## DESCRIPTION OF THE TASK
Pictures stay out of the copy; restate everything else in the material exactly.

## SUPPLIED INFORMATION
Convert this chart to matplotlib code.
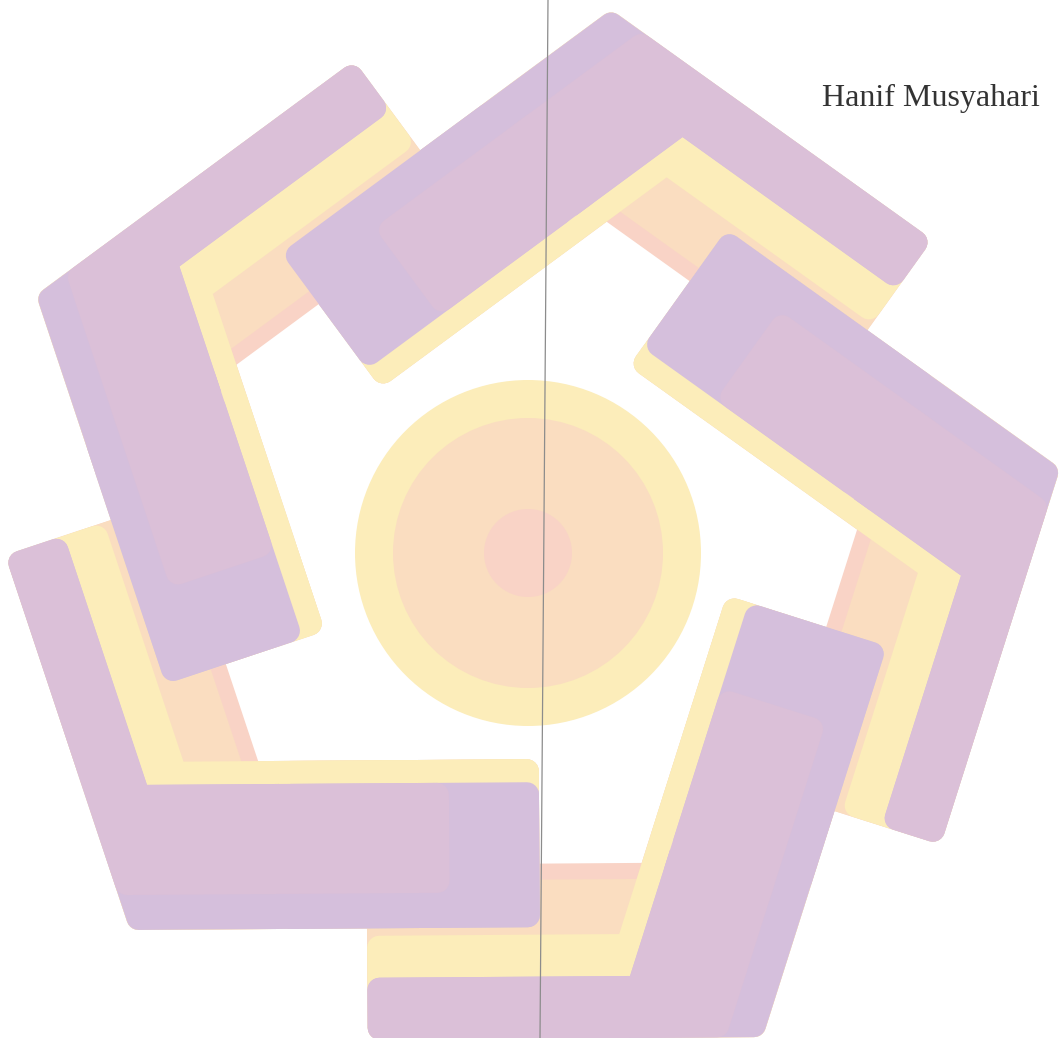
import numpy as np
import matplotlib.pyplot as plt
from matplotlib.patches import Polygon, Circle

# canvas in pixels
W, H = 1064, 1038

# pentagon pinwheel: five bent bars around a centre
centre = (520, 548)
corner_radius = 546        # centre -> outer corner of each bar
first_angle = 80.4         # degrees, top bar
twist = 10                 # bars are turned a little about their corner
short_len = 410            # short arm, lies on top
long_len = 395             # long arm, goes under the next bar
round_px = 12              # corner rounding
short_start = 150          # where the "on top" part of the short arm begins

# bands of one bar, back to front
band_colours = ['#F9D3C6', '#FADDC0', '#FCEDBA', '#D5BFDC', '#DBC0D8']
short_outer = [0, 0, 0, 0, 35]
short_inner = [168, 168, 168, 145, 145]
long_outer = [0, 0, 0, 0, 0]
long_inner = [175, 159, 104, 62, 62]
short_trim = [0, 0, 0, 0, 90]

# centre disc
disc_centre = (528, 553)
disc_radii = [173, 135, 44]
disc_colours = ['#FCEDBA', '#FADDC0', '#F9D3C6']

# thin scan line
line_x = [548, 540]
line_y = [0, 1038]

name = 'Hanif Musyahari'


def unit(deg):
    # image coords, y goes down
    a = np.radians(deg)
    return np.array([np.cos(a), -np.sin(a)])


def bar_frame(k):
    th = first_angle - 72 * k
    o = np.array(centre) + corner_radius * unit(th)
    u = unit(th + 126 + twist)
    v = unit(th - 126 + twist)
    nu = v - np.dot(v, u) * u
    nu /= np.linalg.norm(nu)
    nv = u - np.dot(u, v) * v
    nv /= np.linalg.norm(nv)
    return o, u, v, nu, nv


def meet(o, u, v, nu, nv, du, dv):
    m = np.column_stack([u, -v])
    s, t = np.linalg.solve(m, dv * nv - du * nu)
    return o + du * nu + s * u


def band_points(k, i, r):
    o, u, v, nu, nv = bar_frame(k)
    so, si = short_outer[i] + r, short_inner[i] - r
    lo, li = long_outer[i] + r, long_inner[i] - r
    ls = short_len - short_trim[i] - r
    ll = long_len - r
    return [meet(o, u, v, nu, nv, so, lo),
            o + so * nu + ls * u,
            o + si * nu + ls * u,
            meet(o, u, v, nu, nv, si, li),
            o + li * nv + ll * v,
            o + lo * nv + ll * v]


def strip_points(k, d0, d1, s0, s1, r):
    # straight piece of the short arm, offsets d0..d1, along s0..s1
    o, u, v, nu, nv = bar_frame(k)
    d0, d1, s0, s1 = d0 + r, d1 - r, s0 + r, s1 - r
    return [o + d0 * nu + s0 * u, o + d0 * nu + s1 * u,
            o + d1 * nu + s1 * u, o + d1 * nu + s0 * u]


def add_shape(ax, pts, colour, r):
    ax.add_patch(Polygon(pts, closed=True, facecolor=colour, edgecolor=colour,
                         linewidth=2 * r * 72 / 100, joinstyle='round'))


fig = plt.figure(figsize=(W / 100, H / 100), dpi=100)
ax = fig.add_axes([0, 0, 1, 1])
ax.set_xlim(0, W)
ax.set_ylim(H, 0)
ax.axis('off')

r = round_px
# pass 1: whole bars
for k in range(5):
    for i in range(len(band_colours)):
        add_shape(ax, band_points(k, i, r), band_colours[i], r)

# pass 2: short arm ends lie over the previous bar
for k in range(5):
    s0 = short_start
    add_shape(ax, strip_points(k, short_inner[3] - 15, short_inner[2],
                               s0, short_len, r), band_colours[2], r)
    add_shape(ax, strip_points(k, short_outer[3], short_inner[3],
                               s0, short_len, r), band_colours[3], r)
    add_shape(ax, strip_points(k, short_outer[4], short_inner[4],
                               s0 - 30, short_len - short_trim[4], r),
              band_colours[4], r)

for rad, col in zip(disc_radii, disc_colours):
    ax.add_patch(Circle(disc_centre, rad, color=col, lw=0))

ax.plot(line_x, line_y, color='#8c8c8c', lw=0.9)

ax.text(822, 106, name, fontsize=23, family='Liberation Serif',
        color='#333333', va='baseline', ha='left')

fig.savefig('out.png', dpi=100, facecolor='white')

## EXERCISE SOLUTION
Convert this chart to matplotlib code.
import numpy as np
import matplotlib.pyplot as plt
from matplotlib.patches import Polygon, Circle

# canvas in pixels
W, H = 1064, 1038

# pentagon pinwheel: five bent bars around a centre
centre = (520, 548)
corner_radius = 546        # centre -> outer corner of each bar
first_angle = 80.4         # degrees, top bar
twist = 10                 # bars are turned a little about their corner
short_len = 410            # short arm, lies on top
long_len = 395             # long arm, goes under the next bar
round_px = 12              # corner rounding
short_start = 150          # where the "on top" part of the short arm begins

# bands of one bar, back to front
band_colours = ['#F9D3C6', '#FADDC0', '#FCEDBA', '#D5BFDC', '#DBC0D8']
short_outer = [0, 0, 0, 0, 35]
short_inner = [168, 168, 168, 145, 145]
long_outer = [0, 0, 0, 0, 0]
long_inner = [175, 159, 104, 62, 62]
short_trim = [0, 0, 0, 0, 90]

# centre disc
disc_centre = (528, 553)
disc_radii = [173, 135, 44]
disc_colours = ['#FCEDBA', '#FADDC0', '#F9D3C6']

# thin scan line
line_x = [548, 540]
line_y = [0, 1038]

name = 'Hanif Musyahari'


def unit(deg):
    # image coords, y goes down
    a = np.radians(deg)
    return np.array([np.cos(a), -np.sin(a)])


def bar_frame(k):
    th = first_angle - 72 * k
    o = np.array(centre) + corner_radius * unit(th)
    u = unit(th + 126 + twist)
    v = unit(th - 126 + twist)
    nu = v - np.dot(v, u) * u
    nu /= np.linalg.norm(nu)
    nv = u - np.dot(u, v) * v
    nv /= np.linalg.norm(nv)
    return o, u, v, nu, nv


def meet(o, u, v, nu, nv, du, dv):
    m = np.column_stack([u, -v])
    s, t = np.linalg.solve(m, dv * nv - du * nu)
    return o + du * nu + s * u


def band_points(k, i, r):
    o, u, v, nu, nv = bar_frame(k)
    so, si = short_outer[i] + r, short_inner[i] - r
    lo, li = long_outer[i] + r, long_inner[i] - r
    ls = short_len - short_trim[i] - r
    ll = long_len - r
    return [meet(o, u, v, nu, nv, so, lo),
            o + so * nu + ls * u,
            o + si * nu + ls * u,
            meet(o, u, v, nu, nv, si, li),
            o + li * nv + ll * v,
            o + lo * nv + ll * v]


def strip_points(k, d0, d1, s0, s1, r):
    # straight piece of the short arm, offsets d0..d1, along s0..s1
    o, u, v, nu, nv = bar_frame(k)
    d0, d1, s0, s1 = d0 + r, d1 - r, s0 + r, s1 - r
    return [o + d0 * nu + s0 * u, o + d0 * nu + s1 * u,
            o + d1 * nu + s1 * u, o + d1 * nu + s0 * u]


def add_shape(ax, pts, colour, r):
    ax.add_patch(Polygon(pts, closed=True, facecolor=colour, edgecolor=colour,
                         linewidth=2 * r * 72 / 100, joinstyle='round'))


fig = plt.figure(figsize=(W / 100, H / 100), dpi=100)
ax = fig.add_axes([0, 0, 1, 1])
ax.set_xlim(0, W)
ax.set_ylim(H, 0)
ax.axis('off')

r = round_px
# pass 1: whole bars
for k in range(5):
    for i in range(len(band_colours)):
        add_shape(ax, band_points(k, i, r), band_colours[i], r)

# pass 2: short arm ends lie over the previous bar
for k in range(5):
    s0 = short_start
    add_shape(ax, strip_points(k, short_inner[3] - 15, short_inner[2],
                               s0, short_len, r), band_colours[2], r)
    add_shape(ax, strip_points(k, short_outer[3], short_inner[3],
                               s0, short_len, r), band_colours[3], r)
    add_shape(ax, strip_points(k, short_outer[4], short_inner[4],
                               s0 - 30, short_len - short_trim[4], r),
              band_colours[4], r)

for rad, col in zip(disc_radii, disc_colours):
    ax.add_patch(Circle(disc_centre, rad, color=col, lw=0))

ax.plot(line_x, line_y, color='#8c8c8c', lw=0.9)

ax.text(822, 106, name, fontsize=23, family='Liberation Serif',
        color='#333333', va='baseline', ha='left')

fig.savefig('out.png', dpi=100, facecolor='white')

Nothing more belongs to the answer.